Night flying enhances aircraft maintenance unit's readiness

Through the shadows

U.S. Air Force Airman 1st Class Sydnii Austin, 14th Aircraft Maintenance Unit electrical environmental systems technician, stands in front of a light cart at Misawa Air Base, Japan, Jan. 16, 2017. Every couple of months, the AMUs and Fighter Squadrons conduct night operations, increasing temporary duty and deployment readiness. (U.S. Air Force photo by Senior Airman Brittany A. Chase)

When night falls

U.S. Air Force Airman 1st Class Kyler Record, 14th Aircraft Maintenance Unit dedicated crew chief, inspects an F-16 Fighting Falcon at Misawa Air Base, Japan, Jan. 16, 2017. Every couple of months, the AMUs and Fighter Squadrons conduct night operations, increasing temporary duty and deployment readiness. (U.S. Air Force photo by Senior Airman Brittany A. Chase)

Light cart lights the way

U.S. Air Force Airman 1st Class Kyler Record, 14th Aircraft Maintenance Unit dedicated crew chief, stands in front of a light cart at Misawa Air Base, Japan, Jan. 16, 2017. Every couple of months, the AMUs and Fighter Squadrons conduct night operations, increasing temporary duty and deployment readiness. (U.S. Air Force photo by Senior Airman Brittany A. Chase)

Mashling light sticks

U.S. Air Force Airman 1st Class Sydnii Auston, 14th Aircraft Maintenance Unit electrical environmental systems technician, holds marshalling light sticks at Misawa Air Base, Japan, Jan. 16, 2017. Every couple of months, the AMUs and Fighter Squadrons conduct night operations, increasing temporary duty and deployment readiness. (U.S. Air Force photo by Senior Airman Brittany A. Chase)

Looking through panels

U.S. Air Force Airman 1st Class Kyler Record, 14th Aircraft Maintenance Unit dedicated crew chief, inspects an F-16 Fighting Falcon panel at Misawa Air Base, Japan, Jan. 16, 2017. Every couple of months, Airmen who typically work day shift switch to nights in order to gain the necessary experience for optimal combat readiness. (U.S. Air Force photo by Senior Airman Brittany A. Chase)

Posing at night

U.S. Air Force Airman 1st Class Kyler Record, a 14th Aircraft Maintenance Unit dedicated crew chief, poses for a photo on top of an F-16 Fighting Falcon at Misawa Air Base, Japan, Jan. 16, 2017. Every couple of months, Record and other maintainers conduct night operations, increasing temporary duty and deployment readiness by working in limited visibility and harsh weather. (U.S. Air Force photo by Senior Airman Brittany A. Chase)

MISAWA AIR BASE, Japan -- Clear blue skies aren't guaranteed when a mission is tasked, so the aircraft maintenance units and fighter squadrons at Misawa Air Base, Japan, frequently conduct night operations to increase abilities to operate in any conditions.

“A vital part of our mission at Misawa is the ability to execute 24-hour operations,” said Capt.
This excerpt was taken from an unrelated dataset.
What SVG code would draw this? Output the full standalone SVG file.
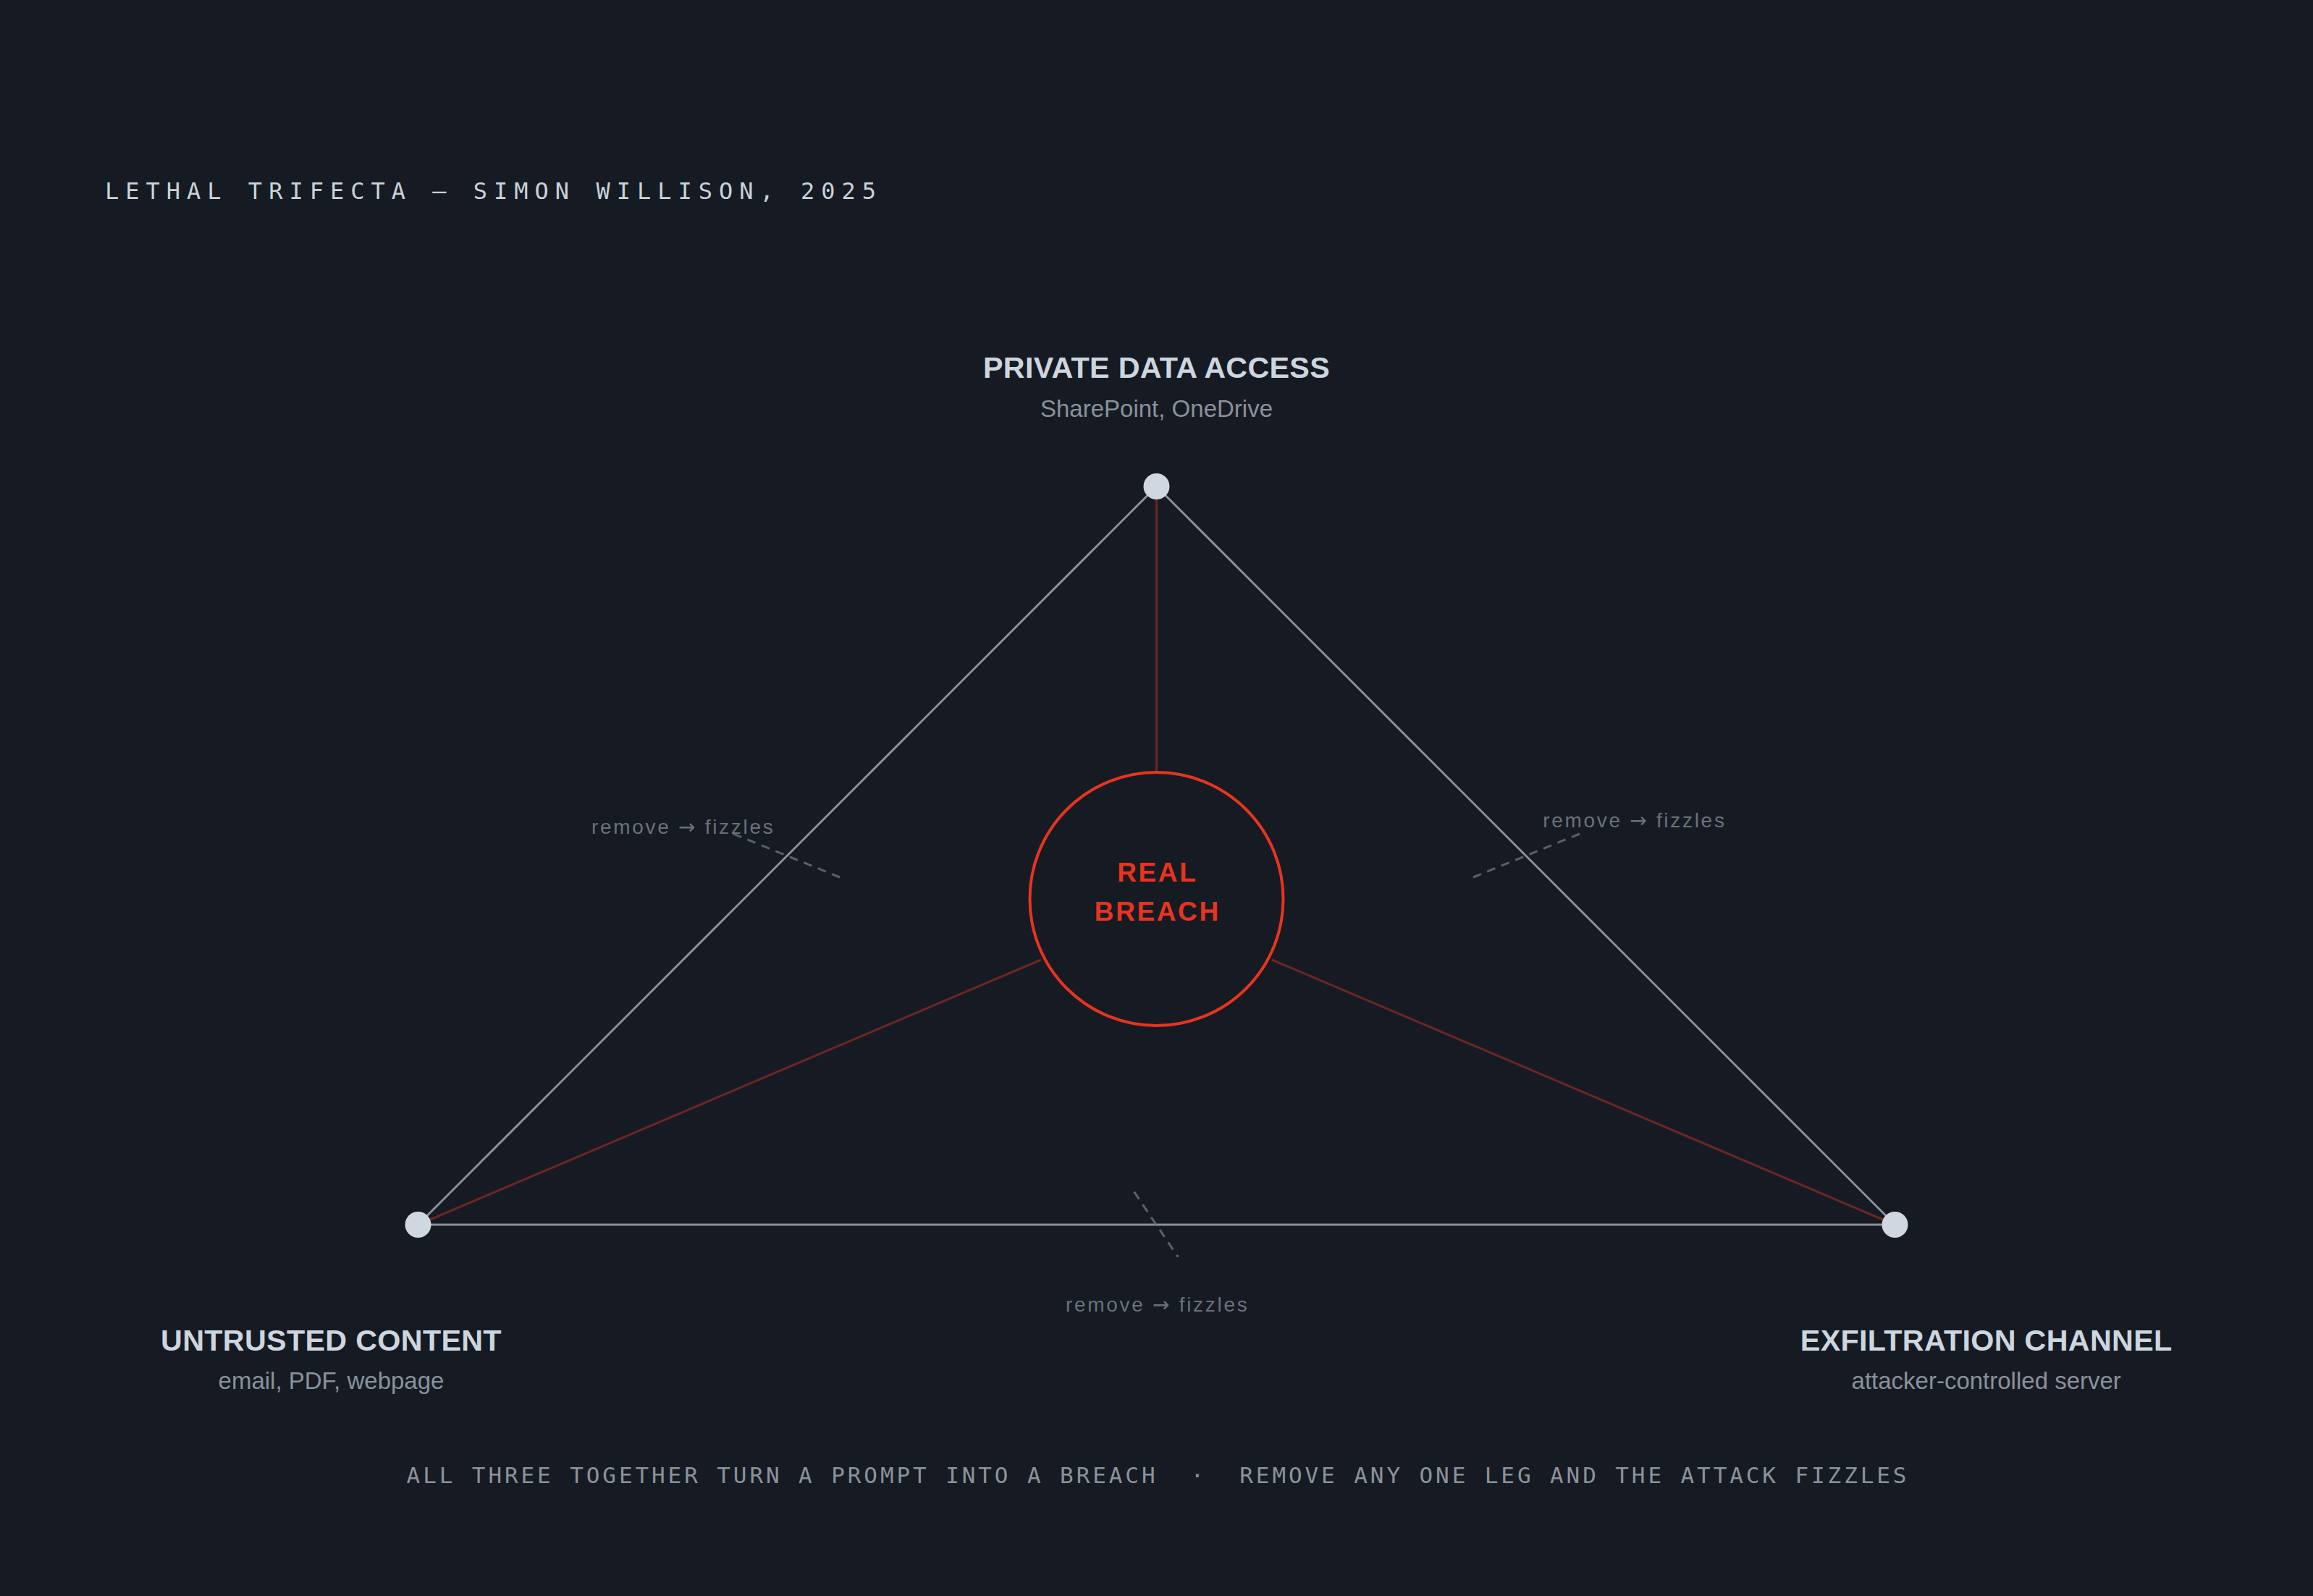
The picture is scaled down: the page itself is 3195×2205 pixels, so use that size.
<svg xmlns="http://www.w3.org/2000/svg" width="3195" height="2205" viewBox="0 0 3195 2205">
  <style>
    .mono { font-family: "DejaVu Sans Mono", "Liberation Mono", monospace; }
    .title { font-size: 32px; letter-spacing: 9px; fill: #c9d1d9; }
    .caption { font-size: 31px; letter-spacing: 3.9px; fill: #8b929b; }
    .sans { font-family: "Liberation Sans", Arial, Helvetica, sans-serif; }
    .head { font-size: 41.3px; font-weight: bold; fill: #cdd5df; letter-spacing: 0.3px; }
    .sub { font-size: 33px; fill: #8a919b; }
    .cutlabel { font-size: 28px; fill: #6b717b; letter-spacing: 2.7px; }
    .arrow { font-family: "Noto Sans", "DejaVu Sans", sans-serif; }
    .breach { font-size: 37px; font-weight: bold; fill: #e8341f; letter-spacing: 2.6px; }
    .edge { stroke: #8b9099; stroke-width: 3; fill: none; }
    .spoke { stroke: #6c2621; stroke-width: 3; fill: none; }
    .cut { stroke: #5a6069; stroke-width: 3; stroke-dasharray: 12 9; fill: none; }
    .dot { fill: #d0d7e0; }
  </style>
  <rect x="0" y="0" width="3195" height="2205" fill="#161b23"/>

  <text class="mono title" x="145" y="275">LETHAL TRIFECTA — SIMON WILLISON, 2025</text>

  <g id="connectors">
    <line class="spoke" x1="1597.5" y1="690" x2="1597.5" y2="1067"/>
    <line class="spoke" x1="577.5" y1="1692" x2="1438" y2="1326"/>
    <line class="spoke" x1="2617.5" y1="1692" x2="1757" y2="1326"/>
    <line class="edge" x1="1597.5" y1="672" x2="577.5" y2="1692"/>
    <line class="edge" x1="1597.5" y1="672" x2="2617.5" y2="1692"/>
    <line class="edge" x1="577.5" y1="1692" x2="2617.5" y2="1692"/>
    <line class="cut" x1="1013" y1="1152" x2="1160" y2="1212"/>
    <line class="cut" x1="2182" y1="1152" x2="2035" y2="1212"/>
    <line class="cut" x1="1566.7" y1="1646.7" x2="1627.3" y2="1736.7"/>
    <text class="sans cutlabel" x="943.7" y="1152" text-anchor="middle">remove <tspan class="arrow">→</tspan> fizzles</text>
    <text class="sans cutlabel" x="2257.9" y="1143" text-anchor="middle">remove <tspan class="arrow">→</tspan> fizzles</text>
    <text class="sans cutlabel" x="1598.7" y="1812" text-anchor="middle">remove <tspan class="arrow">→</tspan> fizzles</text>
  </g>

  <g id="node-private">
    <circle class="dot" cx="1597.5" cy="672" r="18"/>
    <text class="sans head" x="1597.5" y="522" text-anchor="middle">PRIVATE DATA ACCESS</text>
    <text class="sans sub" x="1597.5" y="576" text-anchor="middle">SharePoint, OneDrive</text>
  </g>

  <g id="node-untrusted">
    <circle class="dot" cx="577.5" cy="1692" r="18"/>
    <text class="sans head" x="457.5" y="1866" text-anchor="middle">UNTRUSTED CONTENT</text>
    <text class="sans sub" x="457.5" y="1919" text-anchor="middle">email, PDF, webpage</text>
  </g>

  <g id="node-exfil">
    <circle class="dot" cx="2617.5" cy="1692" r="18"/>
    <text class="sans head" x="2743.7" y="1866" text-anchor="middle">EXFILTRATION CHANNEL</text>
    <text class="sans sub" x="2743.7" y="1919" text-anchor="middle">attacker-controlled server</text>
  </g>

  <g id="node-breach">
    <circle cx="1597.5" cy="1242" r="175" fill="none" stroke="#e8341f" stroke-width="4"/>
    <text class="sans breach" x="1598.8" y="1218" text-anchor="middle">REAL</text>
    <text class="sans breach" x="1598.8" y="1272" text-anchor="middle">BREACH</text>
  </g>

  <text class="mono caption" x="1599.5" y="2049" text-anchor="middle" xml:space="preserve">ALL THREE TOGETHER TURN A PROMPT INTO A BREACH  ·  REMOVE ANY ONE LEG AND THE ATTACK FIZZLES</text>
</svg>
Kayla Pipe, the 14th AMU officer in charge. “When we deploy, we continuously have jets in the air and fly around-the-clock sorties. Being familiar with flying at night prepares maintenance to execute the Wild Weasel mission 24/7.”

Pilots need their maintenance teams to be top notch while turning wrenches in the dark; during night operations, maintainers take extra precautions and extra time to launch jets safely.

“Performing maintenance during nighttime operations differs from your typical work day but not in a major way,” said Senior Airman Gage Putman, a 14th AMU dedicated crew chief. “It becomes even more critical that the work we do out here is done well, and inspections are given a little extra effort.”

Pipe added maintainers must learn to operate when there is no natural light, meaning they must rely on flash lights, light carts and hardened aircraft shelter lighting, making it harder to see threats and potential hazards.

“Inspections at night take more time due to the weather and lighting,” Putman said. “We verify we have the right equipment to keep our work areas lit, double check all of our aircraft lights and we spend a little extra time removing some of the ice.”

Although maintenance has set shifts like days, mid shift and night shift, during these night operations, they have day shift change to nights, ensuring every maintainer gains the necessary experience.

“We perform night operations to keep our pilots' night flying qualifications up-to-date and to keep our maintainers sharp on how to launch, recover and fix aircraft during hours of darkness,” continued Pipe.

These routine night operations continually allow all Airmen to stay mission-ready and capable of handling any operations, day or night.

“Maintainers are very familiar with working at night, but flying at night is a less practiced skill that is vital to the mission,” said Pipe. “Thus, we practice night flying so both maintenance and operations are 100 percent qualified and ready to go when called upon.”